Across the planet, deadly heat waves, storms, flooding, and wildfires put an exclamation point on the reality of the climate crisis. And I felt it on a local level: In my hometown of Missoula, Mont., smoke from megafires across the West rolled into our valley in early July and lingered for weeks. We canceled our usual camping trips, trail runs, and hikes as I obsessively checked the air quality, hoping for a window where I could at least let the kids play in the backyard.
Then, in August, the Intergovernmental Panel on Climate Change released a new report. It warned that the world must achieve net zero carbon emissions by 2050 if we’re to avoid irreversible damage to the planet. Which brought our collective hurtle toward catastrophe into high relief.

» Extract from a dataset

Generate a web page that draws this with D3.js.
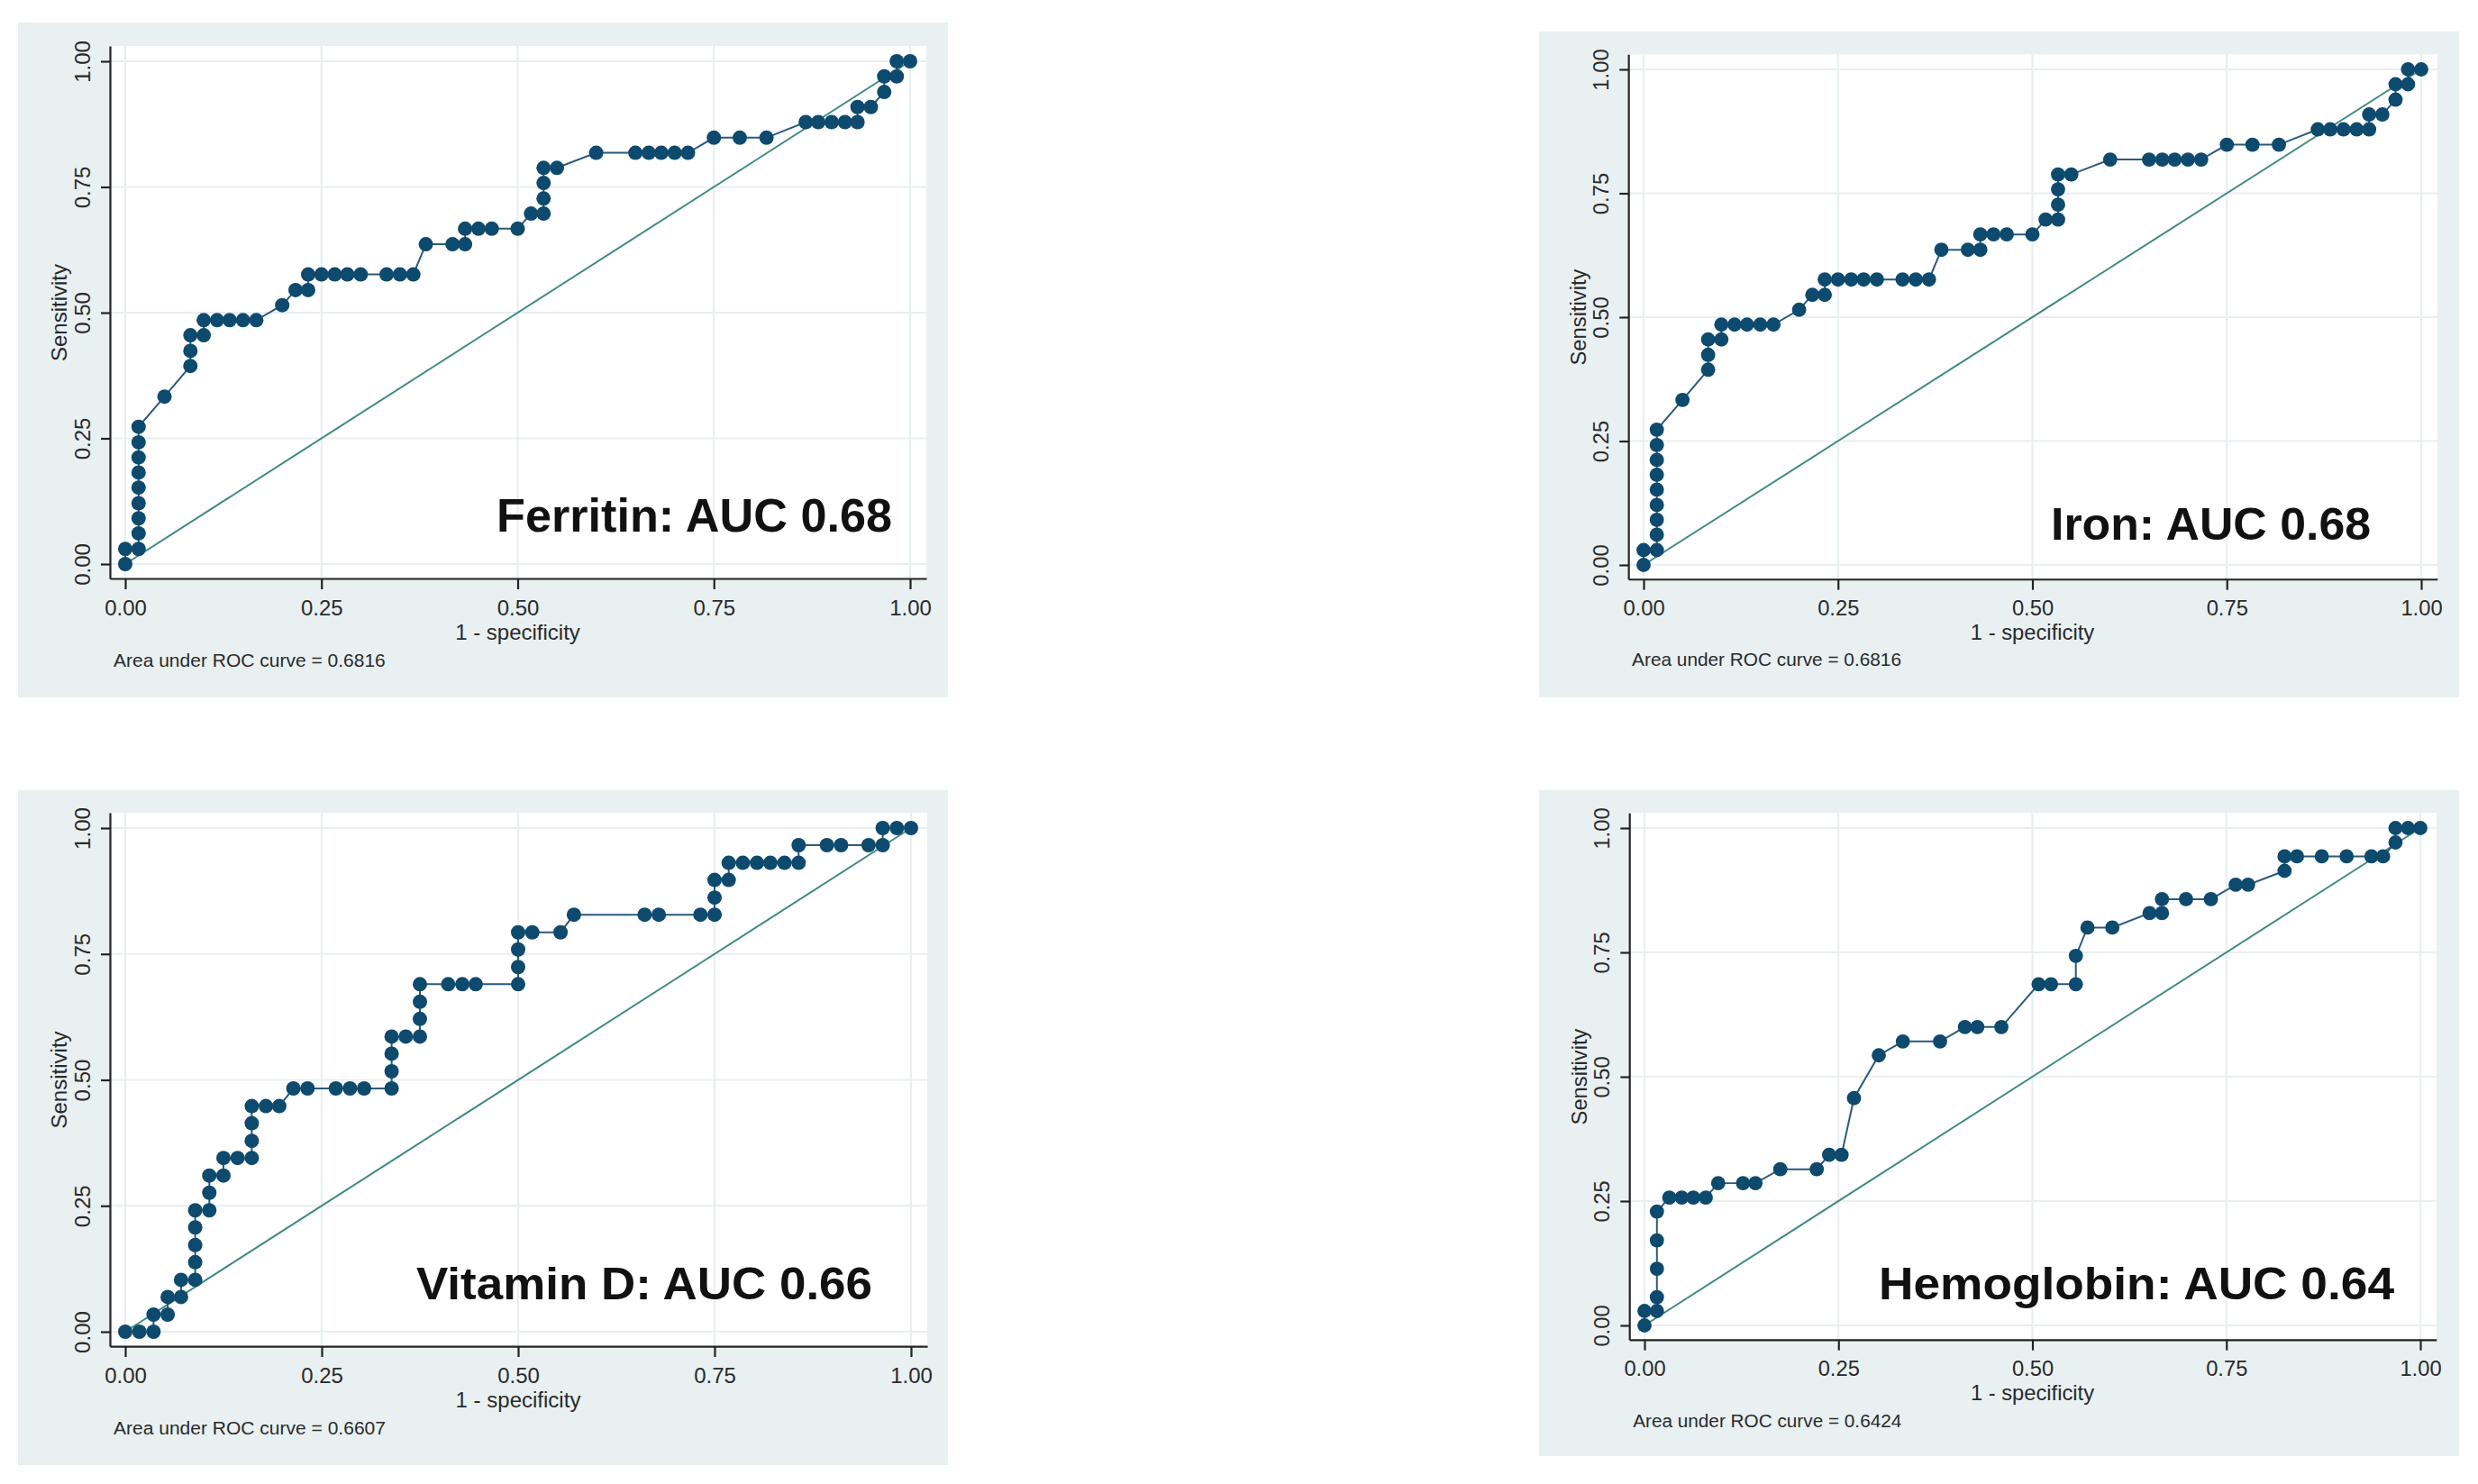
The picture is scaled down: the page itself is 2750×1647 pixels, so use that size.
<!DOCTYPE html>
<html>
<head>
<meta charset="utf-8">
<script src="https://cdn.jsdelivr.net/npm/d3@7/dist/d3.min.js"></script>
<style>
  html, body { margin: 0; padding: 0; background: #ffffff; }
  svg { display: block; }
</style>
</head>
<body>
<svg id="chart" width="2750" height="1647"></svg>
<script>
// ---------------- DATA ----------------
const tickValues = [0, 0.25, 0.5, 0.75, 1];
const tickLabels = ["0.00", "0.25", "0.50", "0.75", "1.00"];

const panelTitles = ["Ferritin: AUC 0.68", "Iron: AUC 0.68", "Vitamin D: AUC 0.66", "Hemoglobin: AUC 0.64"];
const aucNotes = ["Area under ROC curve = 0.6816", "Area under ROC curve = 0.6816",
                  "Area under ROC curve = 0.6607", "Area under ROC curve = 0.6424"];
const xTitle = "1 - specificity";
const yTitle = "Sensitivity";

const ferritinFPR = [0,0,.017,.017,.017,.017,.017,.017,.017,.017,.017,.05,.083,.083,.083,.1,.1,.117,.133,.15,.167,
  .2,.217,.233,.233,.25,.267,.283,.3,.333,.35,.367,.383,.417,.433,.433,.45,.467,.5,.517,.533,.533,.533,.533,.55,
  .6,.65,.667,.683,.7,.717,.75,.783,.817,.867,.883,.9,.917,.933,.933,.95,.967,.967,.983,.983,1];
const ferritinTPR = [0,.030,.030,.061,.091,.121,.152,.182,.212,.242,.273,.333,.394,.424,.455,.455,.485,.485,.485,.485,.485,
  .515,.545,.545,.576,.576,.576,.576,.576,.576,.576,.576,.636,.636,.636,.667,.667,.667,.667,.697,.697,.727,.758,.788,.788,
  .818,.818,.818,.818,.818,.818,.848,.848,.848,.879,.879,.879,.879,.879,.909,.909,.939,.970,.970,1,1];

const ironFPR = [0,0,.017,.017,.017,.017,.017,.017,.017,.017,.017,.05,.083,.083,.083,.1,.1,.117,.133,.15,.167,
  .2,.217,.233,.233,.25,.267,.283,.3,.333,.35,.367,.383,.417,.433,.433,.45,.467,.5,.517,.533,.533,.533,.533,.55,
  .6,.65,.667,.683,.7,.717,.75,.783,.817,.867,.883,.9,.917,.933,.933,.95,.967,.967,.983,.983,1];
const ironTPR = [0,.030,.030,.061,.091,.121,.152,.182,.212,.242,.273,.333,.394,.424,.455,.455,.485,.485,.485,.485,.485,
  .515,.545,.545,.576,.576,.576,.576,.576,.576,.576,.576,.636,.636,.636,.667,.667,.667,.667,.697,.697,.727,.758,.788,.788,
  .818,.818,.818,.818,.818,.818,.848,.848,.848,.879,.879,.879,.879,.879,.909,.909,.939,.970,.970,1,1];

const vitDFPR = [0,.018,.036,.036,.054,.054,.071,.071,.089,.089,.089,.089,.089,.107,.107,.107,.125,.125,.143,.161,
  .161,.161,.161,.179,.196,.214,.232,.268,.286,.304,.339,.339,.339,.339,.357,.375,.375,.375,.375,.411,
  .429,.446,.5,.5,.5,.5,.518,.554,.571,.661,.679,.732,.75,.75,.75,.768,.768,.786,.804,.821,
  .839,.857,.857,.893,.911,.946,.964,.964,.982,1];
const vitDTPR = [0,0,0,.034,.034,.069,.069,.103,.103,.138,.172,.207,.241,.241,.276,.310,.310,.345,.345,.345,
  .379,.414,.448,.448,.448,.483,.483,.483,.483,.483,.483,.517,.552,.586,.586,.586,.621,.655,.690,.690,
  .690,.690,.690,.724,.759,.793,.793,.793,.828,.828,.828,.828,.828,.862,.897,.897,.931,.931,.931,.931,
  .931,.931,.966,.966,.966,.966,.966,1,1,1];

const hbFPR = [0,0,.016,.016,.016,.016,.016,.032,.048,.063,.079,.095,.127,.143,.175,.222,.238,.254,.270,.302,.333,
  .381,.413,.429,.460,.508,.524,.556,.556,.571,.603,.651,.667,.667,.698,.730,.762,.778,.825,.825,.841,.873,
  .905,.937,.952,.968,.968,.984,1];
const hbTPR = [0,.029,.029,.057,.114,.171,.229,.257,.257,.257,.257,.286,.286,.286,.314,.314,.343,.343,.457,.543,.571,
  .571,.6,.6,.6,.686,.686,.686,.743,.8,.8,.829,.829,.857,.857,.857,.886,.886,.914,.943,.943,.943,.943,.943,
  .943,.971,1,1,1];

// ---------------- LAYOUT ----------------
const panels = [
  { fpr: ferritinFPR, tpr: ferritinTPR, title: panelTitles[0], note: aucNotes[0],
    x0: 139, x1: 1010, yb: 626, yt: 68, bg: [20, 25, 1052, 774],
    lab: { x: 990, y: 590, len: 439, fs: 52 } },
  { fpr: ironFPR, tpr: ironTPR, title: panelTitles[1], note: aucNotes[1],
    x0: 1824, x1: 2687, yb: 627, yt: 77, bg: [1708, 35, 2729, 774],
    lab: { x: 2631, y: 599, len: 355, fs: 50 } },
  { fpr: vitDFPR, tpr: vitDTPR, title: panelTitles[2], note: aucNotes[2],
    x0: 139, x1: 1011, yb: 1478, yt: 919, bg: [20, 877, 1052, 1626],
    lab: { x: 968, y: 1442, len: 506, fs: 50 } },
  { fpr: hbFPR, tpr: hbTPR, title: panelTitles[3], note: aucNotes[3],
    x0: 1825, x1: 2686, yb: 1471, yt: 919, bg: [1708, 877, 2729, 1616],
    lab: { x: 2657, y: 1442, len: 572, fs: 50 } }
];

const FONT = "'Liberation Sans', Arial, Helvetica, sans-serif";
const BG = "#e8f0f2";
const GRID = "#e9eff1";
const NAVY = "#0d4a6e";
const LINEC = "#2a5a7a";
const DIAG = "#3f8a80";
const AXIS = "#222222";

const svg = d3.select("#chart");

panels.forEach(p => {
  const g = svg.append("g");
  const wx = p.x1 - p.x0, wy = p.yb - p.yt;
  const s = wx / 871, sy = wy / 558;
  const padL = 17 * s, padR = 18 * s, padT = 17 * sy, padB = 16 * sy;

  const x = d3.scaleLinear().domain([-padL / wx, 1 + padR / wx]).range([p.x0 - padL, p.x1 + padR]);
  const y = d3.scaleLinear().domain([-padB / wy, 1 + padT / wy]).range([p.yb + padB, p.yt - padT]);
  const left = x.range()[0], right = x.range()[1], bottom = y.range()[0], top = y.range()[1];

  // panel background
  g.append("rect").attr("x", p.bg[0]).attr("y", p.bg[1])
    .attr("width", p.bg[2] - p.bg[0]).attr("height", p.bg[3] - p.bg[1]).attr("fill", BG);
  // plot region
  g.append("rect").attr("x", left).attr("y", top)
    .attr("width", right - left).attr("height", bottom - top).attr("fill", "#ffffff");

  // gridlines
  g.append("g").selectAll("line.gx").data(tickValues).join("line")
    .attr("x1", d => x(d)).attr("x2", d => x(d)).attr("y1", top).attr("y2", bottom)
    .attr("stroke", GRID).attr("stroke-width", 2.2 * s);
  g.append("g").selectAll("line.gy").data(tickValues).join("line")
    .attr("x1", left).attr("x2", right).attr("y1", d => y(d)).attr("y2", d => y(d))
    .attr("stroke", GRID).attr("stroke-width", 2.2 * s);

  // reference diagonal
  g.append("path")
    .attr("d", d3.line().x(d => x(d[0])).y(d => y(d[1]))([[0, 0], [1, 1]]))
    .attr("fill", "none").attr("stroke", DIAG).attr("stroke-width", 2 * s);

  // ROC curve
  const pts = p.fpr.map((v, i) => [v, p.tpr[i]]);
  g.append("path")
    .attr("d", d3.line().x(d => x(d[0])).y(d => y(d[1]))(pts))
    .attr("fill", "none").attr("stroke", LINEC).attr("stroke-width", 2 * s);
  g.append("g").selectAll("circle").data(pts).join("circle")
    .attr("cx", d => x(d[0])).attr("cy", d => y(d[1])).attr("r", 8 * s)
    .attr("fill", NAVY);

  // axes
  const xAxis = g.append("g").attr("transform", `translate(0,${bottom})`)
    .call(d3.axisBottom(x).tickValues(tickValues).tickFormat((d, i) => tickLabels[i])
      .tickSizeInner(12 * s).tickSizeOuter(0));
  const yAxis = g.append("g").attr("transform", `translate(${left},0)`)
    .call(d3.axisLeft(y).tickValues(tickValues).tickFormat((d, i) => tickLabels[i])
      .tickSizeInner(10 * s).tickSizeOuter(0));
  [xAxis, yAxis].forEach(a => {
    a.attr("font-family", FONT).attr("font-size", 24 * s);
    a.select(".domain").attr("stroke", AXIS).attr("stroke-width", 2.2 * s);
    a.selectAll(".tick line").attr("stroke", AXIS).attr("stroke-width", 2.2 * s);
    a.selectAll(".tick text").attr("fill", "#2a2a2a");
  });
  xAxis.selectAll(".tick text").attr("y", 41 * sy).attr("dy", 0);
  yAxis.selectAll(".tick text")
    .attr("transform", "rotate(-90)")
    .attr("x", 0).attr("y", -22 * s).attr("dy", 0)
    .attr("text-anchor", "middle");

  // axis titles
  g.append("text").attr("x", (p.x0 + p.x1) / 2).attr("y", bottom + 68 * sy)
    .attr("text-anchor", "middle").attr("font-family", FONT).attr("font-size", 24 * s)
    .attr("fill", "#2a2a2a").text(xTitle);
  g.append("text")
    .attr("transform", `translate(${left - 48 * s},${(p.yb + p.yt) / 2}) rotate(-90)`)
    .attr("text-anchor", "middle").attr("font-family", FONT).attr("font-size", 24 * s)
    .attr("fill", "#2a2a2a").text(yTitle);

  // note
  g.append("text").attr("x", left + 4 * s).attr("y", bottom + 98 * sy)
    .attr("font-family", FONT).attr("font-size", 21 * s).attr("fill", "#2a2a2a")
    .text(p.note);

  // big annotation
  g.append("text").attr("x", p.lab.x - p.lab.len).attr("y", p.lab.y)
    .attr("font-family", FONT).attr("font-weight", "bold").attr("font-size", p.lab.fs)
    .attr("textLength", p.lab.len).attr("lengthAdjust", "spacingAndGlyphs")
    .attr("fill", "#111111").text(p.title);
});
</script>
</body>
</html>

I’ve known and cared about climate change for decades, but the combination of living under that cloud of smoke and science’s most dire warning to date reached me on a new, more emotional level. I found myself awake at 3 a.m., worrying that every summer from now on would be this bad—or worse. Would the air ever be clean enough for my two small kids to experience a bluebird mountain summer? Would those ecosystems even be around when they hit the prime of their lives? It got harder and harder to concentrate at work, as dark thoughts about society’s imminent collapse intruded on my deadlines. Once, talking about climate change with a near-stranger, I burst into tears.
Plenty of us are experiencing climate anxiety, grief, and guilt. It’s terrifying, depressing, and uncomfortable; nobody wants to hang out in that mental space. But as I’ve grappled with my own climate grief over the past months, I’ve come to believe that it’s actually a good thing.
It took real panic to spur me to action. I used to care about the climate crisis in a kind of detached, helpless way. But last summer’s smoke left me with a pressing sense of responsibility. Since then, my family has committed to biking and busing as much as possible, and we’re shopping for a used electric car. Solar panels are going up on our garage roof. I got involved with a local climate action group, and I’ve taken my kids to three environmental rallies so far. I make regular calls to my Congressional reps. I’m switching my IRA to a fund with zero fossil fuel investments. And I used my influence as deputy editor of this magazine to put the global crisis front and center.
I’m not going to save the world by myself. But taking action has helped me shake off that awful sense of climate paralysis. And we need everybody on board to save the places we all love.
So join me: Don’t sink into denial or despair, but keep the urgency you’re feeling. Use it as fuel to do something, anything, everything you can to fight for a better, more livable future.